The history of Southern Africa in the two thousand years before the Europeans appeared on the scene is *much* more nuanced than you appear to believe. From my reading, the most plausible scenario is that a group of (probably, at least in a loose sense) Khoisan speakers in what's today Zambia or even Southern Tanzania picked up pastoralism from neighbouring Bantu (or possibly Kushitic) people around the year 500 BC or earlier and ran this new technology all the way to the Cape in quick succession, up to a millennium before Bantu farmers colonized Eastern South Africa. What appears less clear is if these people largely supplanted the previous inhabitants or whether it was more a case of cultural diffusion, where local foragers adopted the practice from their neighbours. If it is the former, most modern Khoisan as far west as Namibia actually trace most of their ancestry to this group. The jury, I gather, is still out on which is more plausible, though some researchers have argued that the existence of cognate terms for "cattle" and "sheep" among many Khoisan languages suggests the former, though there are other approaches (a fine example of language giving clues to prehistory, by the way, but not the way you seem to imagine). Interestingly, cognate forms for lifestock also appear in hunter-gatherer languages, suggesting at least that there ancestors knew about/where in contact with pastoralists prior to language diversification.

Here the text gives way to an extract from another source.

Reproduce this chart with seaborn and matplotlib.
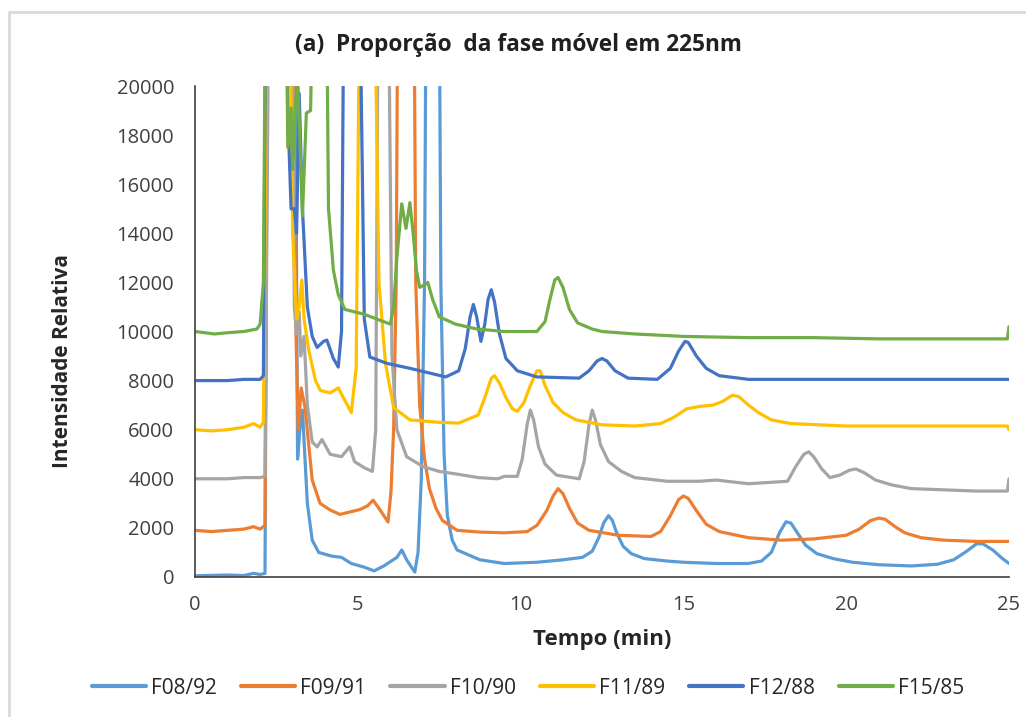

Here's some of my reading:
Southern African ancient genomes estimate modern human divergence to 350,000 to 260,000 years ago - don't let the title fool you, while they do report a genetic component that appears to be unique to Southern African Khoisan people and splitting from the rest at a very early age, they also estimate that "all modern-day Khoe-San groups have been influenced by 9 to 30% genetic admixture from East Africans/Eurasians" deriving from this pastoralist expanstion and/or the later Bantu (farmer) expansion.
Fine-Scale Human Population Structure in Southern Africa Reflects Ecogeographic Boundaries - suggesting neither language affiliation nor mode of subsistence are all that well correlated with genomic data, suggesting that both spread predominantly through diffusion rather than supplanting previous populations.
The early livestock-raisers of southern Africa - heavy on comparative linguistic data and discussing possible implication as to whether cattle and sheep arrived as one complex or in two waves (sheep first).
Tracing Pastoralist Migrations to Southern Africa with Lactase Persistence Alleles - providing data for positive selection for lactase persistence among Khoisan groups, by quantifying the overabundance of the corresponding (East African derived) alleles relative to the overall share of East African ancestry. An interesting marginal finding of theirs is evidence for selection among to
forage groups which can be construed as an indication that they've shifted to foraging from an earlier pastoralist lifestyle.
Was there an interchange between Cushitic pastoralists and Khoisan speakers in the prehistory of Southern Africa and how can this be detected? - Slightly different topic, but what I found interesting was the observation that South African Bantu languages (such as Zulu and Xhosa) actually have Khoisan loans for sheep and cattle, suggesting that the earliest Bantu cultivators reaching the region only brought goats and were familiarized with cattle and sheep by their non-Bantu neighbours.